Design and Architecture of CockroachDb

Transaction Management

Transactions are managed by the client proxy (or gateway in SQL Azure parlance). Unlike in Spanner, writes are not buffered but are sent directly to all implicated ranges. This allows the transaction to abort quickly if it encounters a write conflict. The client proxy keeps track of all written keys in order to cleanup write intents upon transaction completion.

If a transaction is completed successfully, all intents are upgraded to committed. In the event a transaction is aborted, all written intents are deleted. The client proxy doesn’t guarantee it will cleanup intents; but dangling intents are upgraded or deleted when encountered by future readers and writers and the system does not depend on their timely cleanup for correctness.

In the event the client proxy restarts before the pending transaction is completed, the dangling transaction would continue to live in the transaction table until aborted by another transaction. Transactions heartbeat the transaction table every five seconds by default. Transactions encountered by readers or writers with dangling intents which haven’t been heartbeat within the required interval are aborted.
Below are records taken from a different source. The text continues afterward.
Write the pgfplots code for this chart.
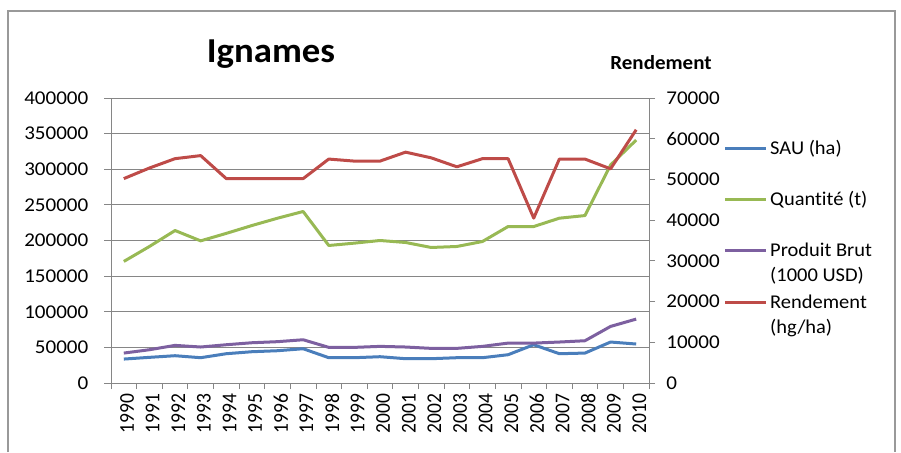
\documentclass[border=0pt]{standalone}
\usepackage{pgfplots}
\pgfplotsset{compat=1.18}
\usepackage{pgfplotstable}
\usepackage{fontspec}
\setmainfont{Carlito}[Ligatures=NoCommon]
\definecolor{cblue}{HTML}{4A7EBB}
\definecolor{cgreen}{HTML}{98B954}
\definecolor{cpurple}{HTML}{7D60A0}
\definecolor{cred}{HTML}{BE4B48}
\definecolor{cgrid}{HTML}{868686}
\pgfplotstableread{
year sau quant prod rend
1990 33600 170600 42000 50200
1991 36000 191600 46700 52800
1992 38300 214000 52800 55100
1993 35500 199500 50500 55850
1994 41100 210000 53700 50200
1995 43900 221000 56500 50200
1996 45300 231300 58000 50200
1997 48100 240700 60700 50200
1998 35500 193000 50000 55000
1999 35500 196300 50000 54500
2000 36900 200000 51400 54500
2001 34100 197200 50500 56700
2002 34100 190200 48600 55300
2003 35500 191600 48600 53100
2004 35500 198600 51400 55100
2005 39700 219600 56000 55100
2006 53700 219600 56000 40500
2007 41100 231300 57500 55000
2008 42000 235000 59300 55000
2009 57500 306000 79400 52600
2010 54700 341000 89700 62200
}\datatable
\newcommand{\tfont}{\fontsize{19.5}{20}\selectfont}
\begin{document}
\begin{tikzpicture}
\path[use as bounding box] (0pt,0pt) rectangle (901pt,452pt);
\draw[gray!80, line width=1.2pt] (8pt,0pt) -- (8pt,441pt) -- (895pt,441pt) -- (895pt,0pt);
\begin{axis}[
  at={(111pt,69pt)}, anchor=south west,
  scale only axis, width=538pt, height=285pt,
  xmin=1989.5, xmax=2010.5, ymin=0, ymax=400000,
  axis x line*=bottom, axis y line*=left,
  xtick={1990,...,2010}, minor xtick={1989.5,1990.5,...,2010.5},
  ytick={0,50000,...,400000},
  major x tick style={draw=none},
  tick align=outside, major tick length=7pt, minor tick length=6pt,
  ymajorgrids, grid style={cgrid, line width=0.8pt},
  axis line style={cgrid, line width=0.8pt},
  tick style={cgrid, line width=0.8pt},
  scaled ticks=false,
  /pgf/number format/fixed, /pgf/number format/precision=0,
  /pgf/number format/1000 sep={}, /pgf/number format/assume math mode=true,
  ticklabel style={font=\tfont, text=black},
  xticklabel style={xscale=1.08, rotate=90, anchor=east, yshift=-3pt},
  yticklabel style={xscale=1.08, xshift=-11pt},
  line join=round,
]
\addplot[cblue, line width=3pt, no marks] table[x=year, y=sau] {\datatable};
\addplot[cgreen, line width=3pt, no marks] table[x=year, y=quant] {\datatable};
\addplot[cpurple, line width=3pt, no marks] table[x=year, y=prod] {\datatable};
\end{axis}
\begin{axis}[
  at={(111pt,69pt)}, anchor=south west,
  scale only axis, width=538pt, height=285pt,
  xmin=1989.5, xmax=2010.5, ymin=0, ymax=70000,
  axis x line=none, axis y line*=right,
  ytick={0,10000,...,70000},
  tick align=outside, major tick length=6pt,
  axis line style={cgrid, line width=0.8pt},
  tick style={cgrid, line width=0.8pt},
  scaled ticks=false,
  /pgf/number format/fixed, /pgf/number format/precision=0,
  /pgf/number format/1000 sep={}, /pgf/number format/assume math mode=true,
  ticklabel style={font=\tfont, text=black},
  yticklabel style={xscale=1.08, xshift=7pt},
  line join=round,
]
\addplot[cred, line width=3pt, no marks] table[x=year, y=rend] {\datatable};
\end{axis}
\node[anchor=base, xscale=1.05, font=\fontsize{35}{35}\selectfont\bfseries] at (271pt,389pt) {Ignames};
\node[anchor=base, xscale=1.05, font=\fontsize{20}{20}\selectfont\bfseries] at (661pt,382pt) {Rendement};
% legend
\begin{scope}[line width=3pt]
\draw[cblue] (725pt,303.7pt) -- (766pt,303.7pt);
\draw[cgreen] (725pt,252.7pt) -- (766pt,252.7pt);
\draw[cpurple] (725pt,201.3pt) -- (766pt,201.3pt);
\draw[cred] (725pt,149.3pt) -- (766pt,149.3pt);
\end{scope}
\begin{scope}[every node/.style={anchor=base west, inner sep=0pt, xscale=1.05, font=\tfont}]
\node at (770pt,297.7pt) {SAU (ha)};
\node at (770pt,246.7pt) {Quantité (t)};
\node at (770pt,195.3pt) {Produit Brut};
\node at (770pt,170pt) {(1000 USD)};
\node at (770pt,143.3pt) {Rendement};
\node at (770pt,118pt) {(hg/ha)};
\end{scope}
\end{tikzpicture}
\end{document}
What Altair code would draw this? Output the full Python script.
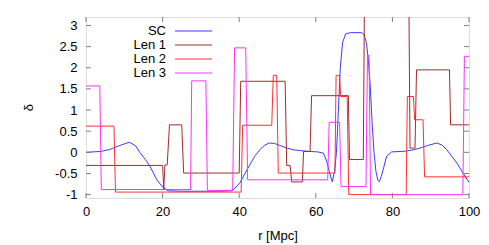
import altair as alt
import pandas as pd

# ---- data ----
r_sc = [0, 3.7, 6, 8.5, 11.3, 13, 14.1, 15.5, 16.7, 18.5, 20.2, 21.5, 25, 30, 35,
        38, 38.8, 40.2, 41.5, 42.8, 44, 45.4, 46.5, 47.8, 49.2, 50.7, 52.5, 54.1, 56,
        58.5, 60.5, 62, 62.8, 63.5, 64.3, 64.9, 65.4, 65.9, 66.4, 67.0, 67.8, 69, 72,
        72.6, 73.2, 73.7, 74.2, 74.7, 75.2, 75.7, 76.2, 76.6, 77.1, 77.7, 78.5, 79.8,
        82, 83.7, 85.5, 87.2, 89.5, 91.6, 93, 94.2, 95.5, 96.8, 98.5, 100]
d_sc = [0.0, 0.02, 0.06, 0.15, 0.24, 0.15, -0.01, -0.17, -0.33, -0.65, -0.84, -0.91,
        -0.92, -0.92, -0.92, -0.91, -0.86, -0.72, -0.5, -0.29, -0.1, 0.06, 0.16, 0.22,
        0.21, 0.16, 0.10, 0.06, 0.04, 0.02, 0.01, -0.02, -0.2, -0.45, -0.70, -0.45, 0.0,
        1.0, 2.0, 2.6, 2.8, 2.83, 2.83, 2.78, 2.6, 2.2, 1.6, 0.7, 0.0, -0.45, -0.66,
        -0.69, -0.57, -0.37, -0.09, 0.01, 0.02, 0.03, 0.06, 0.1, 0.17, 0.22, 0.17, 0.06,
        -0.09, -0.25, -0.5, -0.71]

r_l1 = [0, 20.0, 20.3, 20.6, 21.2, 21.8, 25.0, 25.5, 40.0, 40.4, 52.0, 52.4, 53.3,
        53.7, 56.5, 56.8, 58.5, 58.9, 68.5, 68.8, 72.4, 72.7, 84.3, 84.6, 85.9, 86.3,
        94.9, 95.2, 100]
d_l1 = [-0.31, -0.31, -0.88, -0.3, -0.3, 0.65, 0.65, -0.49, -0.49, 1.68, 1.68, -0.31,
        -0.31, -0.7, -0.7, 0.02, 0.02, 1.34, 1.34, -0.17, -0.17, 3.6, 3.6, 0.1, 0.1,
        1.95, 1.95, 0.65, 0.65]

r_l2 = [0, 7.3, 7.7, 40.5, 40.9, 48.5, 48.9, 49.8, 50.2, 65.0, 65.3, 66.2, 66.5, 68.2,
        68.6, 83.6, 83.9, 85.5, 85.8, 88.0, 88.4, 100]
d_l2 = [0.62, 0.62, -0.94, -0.94, 0.64, 0.64, 1.82, 1.82, -0.49, -0.49, 1.82, 1.82,
        1.32, 1.32, -1.0, -1.0, 1.32, 1.32, 0.77, 0.77, -0.58, -0.58]

r_l3 = [0, 3.6, 4.0, 27.3, 27.6, 31.3, 31.7, 38.3, 38.8, 41.7, 42.2, 63.1, 63.5, 66.2,
        66.6, 73.1, 73.5, 73.9, 74.3, 98.4, 98.8, 100]
d_l3 = [1.57, 1.57, -0.88, -0.88, 1.69, 1.69, -0.9, -0.9, 2.47, 2.47, -0.65, -0.65,
        0.71, 0.71, -0.81, -0.81, 2.29, 2.29, -1.0, -1.0, 2.27, 2.27]

series_names = ["SC", "Len 1", "Len 2", "Len 3"]
series_colors = ["#3a3aff", "#a52a2a", "#ff3030", "#ff30ff"]

x_ticks = [0, 20, 40, 60, 80, 100]
y_ticks = [-1, -0.5, 0, 0.5, 1, 1.5, 2, 2.5, 3]

x_title = "r [Mpc]"
y_title = "δ"

# ---- layout ----
W, H = 383, 181
FONT = "Liberation Sans"
FS = 13
FRAME = "#808080"

xs = alt.Scale(domain=[0, 100], nice=False, zero=False)
ys = alt.Scale(domain=[-1.08, 3.2], nice=False, zero=False)

x_axis = alt.Axis(values=x_ticks, labelExpr="'' + datum.value", ticks=False, domain=False,
                  grid=False, labelPadding=7, labelFont=FONT, labelFontSize=FS,
                  labelColor="black", labelFlush=False, title=x_title, titleFont=FONT,
                  titleFontSize=FS, titleFontWeight="normal", titleColor="black",
                  titleY=41, titleBaseline="alphabetic")
y_axis = alt.Axis(values=y_ticks, labelExpr="'' + datum.value", ticks=False, domain=False,
                  grid=False, labelPadding=9, labelFont=FONT, labelFontSize=FS,
                  labelColor="black", labelFlush=False)

all_r = [r_sc, r_l1, r_l2, r_l3]
all_d = [d_sc, d_l1, d_l2, d_l3]

layers = []
for k, (name, col, rr, dd) in enumerate(zip(series_names, series_colors, all_r, all_d)):
    df = pd.DataFrame({"r": rr, "d": dd, "i": list(range(len(rr)))})
    layers.append(
        alt.Chart(df).mark_line(color=col, strokeWidth=1, clip=True).encode(
            x=alt.X("r:Q", scale=xs, axis=x_axis),
            y=alt.Y("d:Q", scale=ys, axis=y_axis, title=None),
            order="i:Q",
        )
    )

# inward ticks on all four sides
xt = pd.DataFrame({"r": x_ticks})
yt = pd.DataFrame({"d": y_ticks})
TL = 5
layers.append(alt.Chart(xt).mark_rule(color=FRAME, strokeWidth=1).encode(
    x=alt.X("r:Q", scale=xs, axis=x_axis), y=alt.value(H), y2=alt.value(H - TL)))
layers.append(alt.Chart(xt).mark_rule(color=FRAME, strokeWidth=1).encode(
    x=alt.X("r:Q", scale=xs, axis=x_axis), y=alt.value(0), y2=alt.value(TL)))
layers.append(alt.Chart(yt).mark_rule(color=FRAME, strokeWidth=1).encode(
    y=alt.Y("d:Q", scale=ys, axis=y_axis, title=None), x=alt.value(0), x2=alt.value(TL)))
layers.append(alt.Chart(yt).mark_rule(color=FRAME, strokeWidth=1).encode(
    y=alt.Y("d:Q", scale=ys, axis=y_axis, title=None), x=alt.value(W), x2=alt.value(W - TL)))

one = pd.DataFrame({"k": [0]})

# rotated y title, as gnuplot draws it
layers.append(alt.Chart(one).mark_text(angle=270, align="center", baseline="middle",
                                       font=FONT, fontSize=FS, color="black").encode(
    x=alt.value(-57), y=alt.value(H / 2), text=alt.value(y_title)))

# gnuplot-style key: right-aligned label, then line sample
for k, (name, col) in enumerate(zip(series_names, series_colors)):
    yy = 14 + 14 * k
    layers.append(alt.Chart(one).mark_text(align="right", baseline="middle", font=FONT,
                                           fontSize=FS, fontWeight="normal",
                                           color="black").encode(
        x=alt.value(80), y=alt.value(yy), text=alt.value(name)))
    layers.append(alt.Chart(one).mark_rule(color=col, strokeWidth=1).encode(
        x=alt.value(89), x2=alt.value(126), y=alt.value(yy)))

chart = alt.layer(*layers).properties(
    width=W, height=H, autosize="none",
    padding={"left": 78, "top": 9, "right": 12, "bottom": 46},
).configure_view(stroke=FRAME, strokeWidth=1.5).configure(background="white")

chart.save("out.html", embed_options={"renderer": "svg", "actions": False})
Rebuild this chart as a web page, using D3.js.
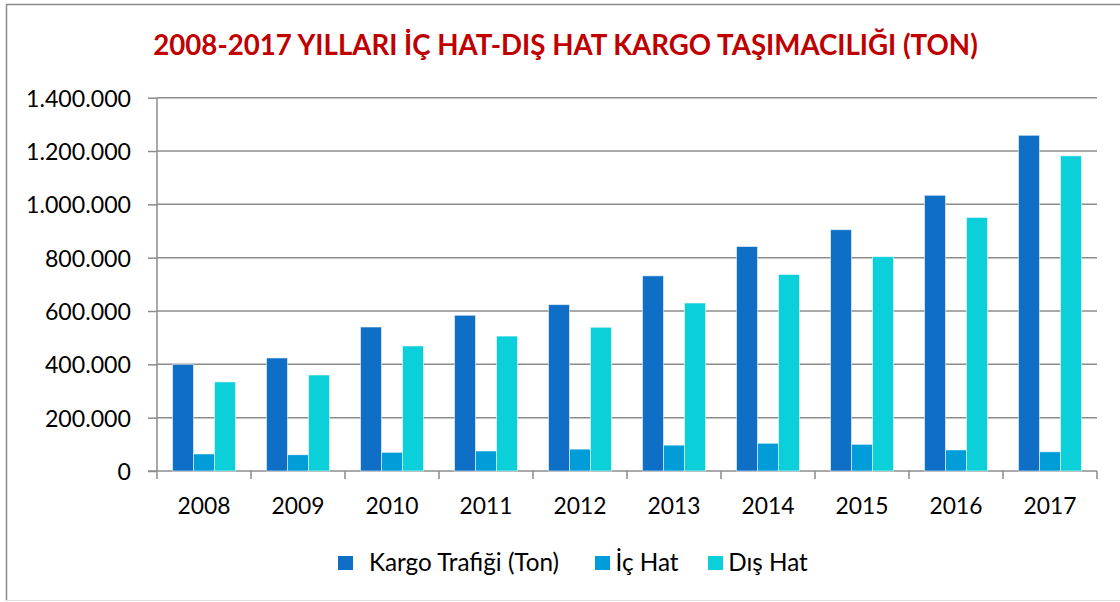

An exploration of retries with contention and abort times with abandoned transaction is here.

**Transaction Table**

    enum Isolation {
      SNAPSHOT = 1;
      SERIALIZABLE = 2;
    }
    enum Status {
      PENDING = 1;
      COMMITTED = 2;
      ABORTED = 3;
    }
    uint64 tx_id
    uint64 candidate_timestamp
    uint64 heartbeat_timestamp
    uint32 priority
    Isolation isolation
    Status status

Pros

  1. No requirement for reliable code execution to prevent stalled 2PC protocol.
  2. Readers never block with SI semantics; with SSI semantics, they may abort.
  3. Lower latency than traditional 2PC commit protocol (w/o contention) because second phase requires only a single write to the transaction table instead of a synchronous round to all transaction participants.
  4. Priorities avoid starvation for arbitrarily long transactions and always pick a winner from between contending transactions (no mutual aborts).
  5. Writes not buffered at client; writes fail fast.
  6. No read-locking overhead required for serializable SI (in contrast to other SSI implementations).
  7. Well-chosen (i.e. less random) priorities can flexibly give probabilistic guarantees on latency for arbitrary transactions (for example: make OLTP transactions 10x less likely to abort than low priority transactions, such as asynchronously scheduled jobs).

Cons

  1. Reads from non-leader replicas still require a ping to the leader to update latest-read-cache.
  2. Abandoned transactions may block contending writers for up to the heartbeat interval, though average wait is likely to be considerably shorter (see graph in link). This is likely considerably more performant than detecting and restarting 2PC in order to release read and write locks.
  3. Behavior different than other SI implementations: no first writer wins, and shorter transactions do not always finish quickly. Element of surprise for OLTP systems may be a problematic factor.
  4. Aborts can decrease throughput in a contended system compared with two phase locking. Aborts and retries increase read and write traffic, increase latency and decrease throughput.